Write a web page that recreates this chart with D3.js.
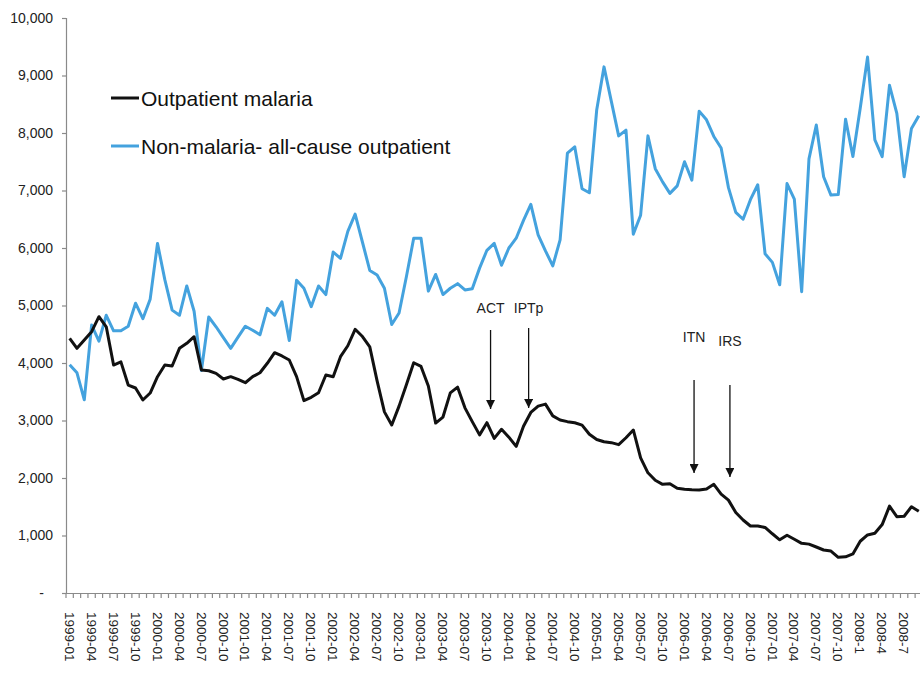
<!doctype html>
<meta charset="utf-8">
<style>
body { margin: 0; background: #fff; }
svg text { font-family: "Liberation Sans", Arial, sans-serif; }
.axis path, .axis line { stroke: #8a8a8a; stroke-width: 1.2; }
.axis text { fill: #222; }
.note { font-family: "Liberation Sans Narrow", "Arial Narrow", "Liberation Sans", sans-serif; font-size: 14px; fill: #222; }
</style>
<body>
<div id="viz"></div>
<script src="https://cdnjs.cloudflare.com/ajax/libs/d3/7.8.5/d3.min.js"></script>
<script>
// monthly categories, 1999-01 .. 2008-09
var months = [];
for (var i = 0; i < 117; i++) {
    var yr = 1999 + Math.floor(i / 12), mo = i % 12 + 1;
    months.push(yr + "-" + (mo < 10 ? "0" + mo : mo));
}

// tick labels shown every 3 months (2008 written without the zero)
var tickLabels = ["1999-01","1999-04","1999-07","1999-10","2000-01","2000-04","2000-07","2000-10",
    "2001-01","2001-04","2001-07","2001-10","2002-01","2002-04","2002-07","2002-10",
    "2003-01","2003-04","2003-07","2003-10","2004-01","2004-04","2004-07","2004-10",
    "2005-01","2005-04","2005-07","2005-10","2006-01","2006-04","2006-07","2006-10",
    "2007-01","2007-04","2007-07","2007-10","2008-1","2008-4","2008-7"];

var malaria = [4430,4255,4400,4545,4805,4630,3965,4020,3617,3565,
    3357,3478,3762,3965,3948,4255,4342,4457,3878,3865,
    3820,3722,3762,3716,3657,3762,3831,3995,4179,4122,
    4052,3762,3345,3403,3483,3791,3762,4110,4300,4586,
    4460,4280,3690,3150,2922,3250,3620,4005,3940,3600,
    2955,3060,3480,3580,3220,2980,2750,2962,2690,2847,
    2710,2550,2900,3140,3250,3285,3080,3009,2980,2960,
    2920,2760,2670,2630,2615,2580,2700,2835,2350,2090,
    1960,1890,1900,1820,1805,1795,1790,1809,1890,1720,
    1615,1400,1270,1165,1165,1140,1030,925,1005,935,
    864,850,800,748,730,620,630,680,900,1010,
    1038,1190,1510,1327,1335,1500,1420];

var nonMalaria = [3970,3830,3360,4660,4380,4830,4560,4560,4640,5040,
    4770,5110,6080,5450,4920,4830,5340,4900,3870,4800,
    4630,4440,4255,4450,4640,4570,4490,4950,4830,5066,
    4390,5440,5300,4980,5340,5190,5930,5820,6290,6590,
    6100,5610,5530,5300,4670,4870,5500,6168,6170,5250,
    5540,5190,5300,5380,5270,5290,5650,5960,6080,5700,
    6000,6170,6480,6760,6230,5950,5690,6140,7650,7760,
    7030,6960,8400,9150,8550,7950,8050,6240,6570,7950,
    7380,7150,6950,7080,7500,7180,8380,8230,7940,7740,
    7050,6620,6500,6840,7100,5900,5750,5360,7120,6850,
    5240,7550,8140,7240,6920,6930,8240,7590,8430,9320,
    7880,7590,8830,8340,7240,8080,8300];

var seriesNames = ["Outpatient malaria", "Non-malaria- all-cause outpatient"];
var seriesColors = ["#111111", "#44a2de"];

// interventions: month position (fractional index), label value, arrow from/to values
var notes = [
    {label: "ACT",  idx: 57.5, text: 4957, from: 4574, to: 3200},
    {label: "IPTp", idx: 62.7, text: 4957, from: 4609, to: 3217},
    {label: "ITN",  idx: 85.3, text: 4452, from: 3704, to: 2087},
    {label: "IRS",  idx: 90.2, text: 4383, from: 3617, to: 2017}
];

var W = 920, H = 673;
var svg = d3.select("#viz").append("svg").attr("width", W).attr("height", H);

var x = d3.scaleBand().domain(months).range([66, 66 + 7.32 * months.length]);
// fractional month index, measured at month centres
var xi = d3.scaleLinear().domain([-0.5, months.length - 0.5]).range(x.range());
var y = d3.scaleLinear().domain([0, 10000]).range([593, 18]);
var cx = function(i) { return x(months[i]) + x.bandwidth() / 2; };

svg.append("defs").append("marker")
    .attr("id", "arr").attr("viewBox", "0 0 10 10").attr("refX", 10).attr("refY", 5)
    .attr("markerWidth", 9).attr("markerHeight", 9).attr("markerUnits", "userSpaceOnUse")
    .attr("orient", "auto")
    .append("path").attr("d", "M0,0 L10,5 L0,10 z").attr("fill", "#111");

// y axis
var ya = svg.append("g").attr("class", "axis").attr("transform", "translate(66,0)")
    .call(d3.axisLeft(y).tickValues(d3.range(0, 10001, 1000)).tickSize(4).tickPadding(9)
        .tickFormat(function(d) { return d === 0 ? "-" : d3.format(",")(d); }));
ya.selectAll("text").style("font-size", "14px");
ya.selectAll(".tick").filter(function(d) { return d === 0; }).select("text").attr("x", -22);

// x axis: labels every 3 months, ticks between months
var labelled = months.filter(function(m, i) { return i % 3 === 0; });
var xa = svg.append("g").attr("class", "axis").attr("transform", "translate(0,593)")
    .call(d3.axisBottom(x).tickValues(labelled).tickSize(0)
        .tickFormat(function(m) { return tickLabels[months.indexOf(m) / 3]; }));
xa.selectAll("text")
    .style("font-size", "13.5px").style("text-anchor", "start")
    .attr("transform", "rotate(90)").attr("x", 19).attr("y", 0).attr("dy", "0.36em");
xa.selectAll(".mtick").data(months).enter().append("line").attr("class", "mtick")
    .attr("x1", function(m) { return x(m); }).attr("x2", function(m) { return x(m); })
    .attr("y1", 0).attr("y2", 5);

// lines
var line = d3.line().x(function(d, i) { return cx(i); }).y(function(d) { return y(d); });
[nonMalaria, malaria].forEach(function(s, k) {
    svg.append("path").datum(s)
        .attr("fill", "none").attr("stroke", seriesColors[1 - k]).attr("stroke-width", 3)
        .attr("stroke-linejoin", "round").attr("d", line);
});

// annotations
notes.forEach(function(n) {
    svg.append("text").attr("class", "note").attr("x", xi(n.idx)).attr("y", y(n.text))
        .attr("dy", "0.35em").attr("text-anchor", "middle").text(n.label);
    svg.append("line").attr("x1", xi(n.idx)).attr("x2", xi(n.idx))
        .attr("y1", y(n.from)).attr("y2", y(n.to))
        .attr("stroke", "#111").attr("stroke-width", 1.3).attr("marker-end", "url(#arr)");
});

// legend
seriesNames.forEach(function(name, k) {
    var ly = 98 + k * 48;
    svg.append("line").attr("x1", 111).attr("x2", 139).attr("y1", ly).attr("y2", ly)
        .attr("stroke", seriesColors[k]).attr("stroke-width", 3);
    svg.append("text").attr("x", 141).attr("y", ly).attr("dy", "0.36em")
        .style("font-size", "21px").attr("fill", "#111").text(name);
});
</script>
</body>
</html>
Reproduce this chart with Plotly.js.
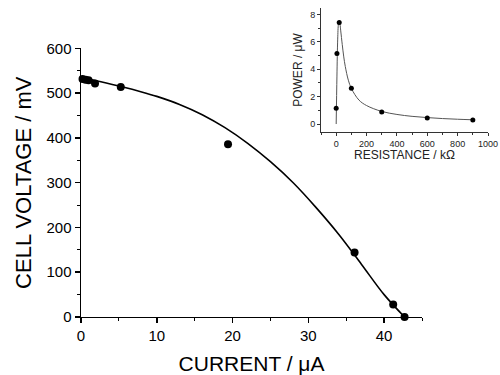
<!DOCTYPE html>
<html><head><meta charset="utf-8">
<script src="https://cdn.plot.ly/plotly-3.0.1.min.js"></script>
<style>body{margin:0;background:#fff}#c{width:500px;height:375px}</style>
</head><body><div id="c"></div>
<script>
// Main: polarization data
var currentPts = [0.2, 0.6, 1.0, 1.85, 5.25, 19.4, 36.1, 41.2, 42.7];
var voltagePts = [532, 530, 529, 522, 514, 386, 144, 28, 0];
// Main: fitted curve
var currentFit = [0, 2, 5, 8, 10, 13, 16, 19, 22, 25, 28, 31, 34, 37, 40, 42.7];
var voltageFit = [535, 528, 516, 503, 493, 475, 452, 423, 388, 347, 300, 245, 185, 118, 50, 0];
// Inset: power vs resistance
var resistPts = [0, 5, 20, 100, 300, 600, 900];
var powerPts = [1.15, 5.15, 7.42, 2.62, 0.88, 0.44, 0.29];
var resistFit = [0, 5, 10, 15, 20, 25, 30, 40, 50, 60, 80, 100, 150, 200, 300, 400, 500, 600, 700, 800, 900];
var powerFit = [0, 3.5, 6.2, 7.3, 7.5, 7.3, 6.8, 5.8, 4.9, 4.2, 3.2, 2.6, 1.75, 1.35, 0.92, 0.7, 0.56, 0.47, 0.4, 0.35, 0.31];

var F = 'Liberation Sans, Arial, sans-serif';
var traces = [
  {x: currentFit, y: voltageFit, mode: 'lines', line: {color: '#000', width: 1.6, shape: 'spline'}, xaxis: 'x', yaxis: 'y', hoverinfo: 'none'},
  {x: currentPts, y: voltagePts, mode: 'markers', marker: {color: '#000', size: 8}, xaxis: 'x', yaxis: 'y', cliponaxis: false},
  {x: resistFit, y: powerFit, mode: 'lines', line: {color: '#555', width: 1, shape: 'spline'}, xaxis: 'x2', yaxis: 'y2'},
  {x: resistPts, y: powerPts, mode: 'markers', marker: {color: '#000', size: 5}, xaxis: 'x2', yaxis: 'y2', cliponaxis: false}
];
var layout = {
  width: 500, height: 375, showlegend: false,
  margin: {l: 0, r: 0, t: 0, b: 0},
  paper_bgcolor: '#fff', plot_bgcolor: 'rgba(0,0,0,0)',
  font: {family: F, color: '#000'},
  xaxis: {domain: [0.162, 0.844], anchor: 'y', range: [0, 45], dtick: 10, tick0: 0,
    showgrid: false, zeroline: false, showline: true, linecolor: '#000', linewidth: 1.5,
    ticks: 'outside', ticklen: 5, tickwidth: 1.5, tickcolor: '#000',
    minor: {ticks: 'outside', ticklen: 3, dtick: 5, tickcolor: '#000', tickwidth: 1},
    tickfont: {size: 15, family: F}, title: {text: 'CURRENT / μA', font: {size: 21, family: F}, standoff: 14}},
  yaxis: {domain: [0.1547, 0.8707], anchor: 'x', range: [0, 600], dtick: 100,
    showgrid: false, zeroline: false, showline: true, linecolor: '#000', linewidth: 1.5,
    ticks: 'outside', ticklen: 5, tickwidth: 1.5, tickcolor: '#000',
    minor: {ticks: 'outside', ticklen: 3, dtick: 50, tickcolor: '#000', tickwidth: 1},
    tickfont: {size: 15, family: F}, title: {text: 'CELL VOLTAGE / mV', font: {size: 22, family: F}, standoff: 9}},
  xaxis2: {domain: [0.642, 0.976], anchor: 'y2', range: [-100, 1000], dtick: 200, tick0: 0,
    showgrid: false, zeroline: false, showline: true, linecolor: '#333', linewidth: 1,
    ticks: 'outside', ticklen: 3, tickcolor: '#333',
    minor: {ticks: 'outside', ticklen: 2, dtick: 100, tickcolor: '#333'},
    tickfont: {size: 9, family: F, color: '#222'}, title: {text: 'RESISTANCE / kΩ', font: {size: 12, family: F, color: '#222'}, standoff: 2}},
  yaxis2: {domain: [0.6488, 0.9779], anchor: 'x2', range: [-0.56, 8.45], dtick: 2,
    showgrid: false, zeroline: false, showline: true, linecolor: '#333', linewidth: 1,
    ticks: 'outside', ticklen: 3, tickcolor: '#333',
    minor: {ticks: 'outside', ticklen: 2, dtick: 1, tickcolor: '#333'},
    tickfont: {size: 9, family: F, color: '#222'}, title: {text: 'POWER / μW', font: {size: 12, family: F, color: '#222'}, standoff: 4}}
};
Plotly.newPlot('c', traces, layout, {staticPlot: true});
</script></body></html>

-----

__PROBLEM__. Only the count is needed: the number of lines in the data that include the word "chart".

__EXERCISE ANSWER__. 2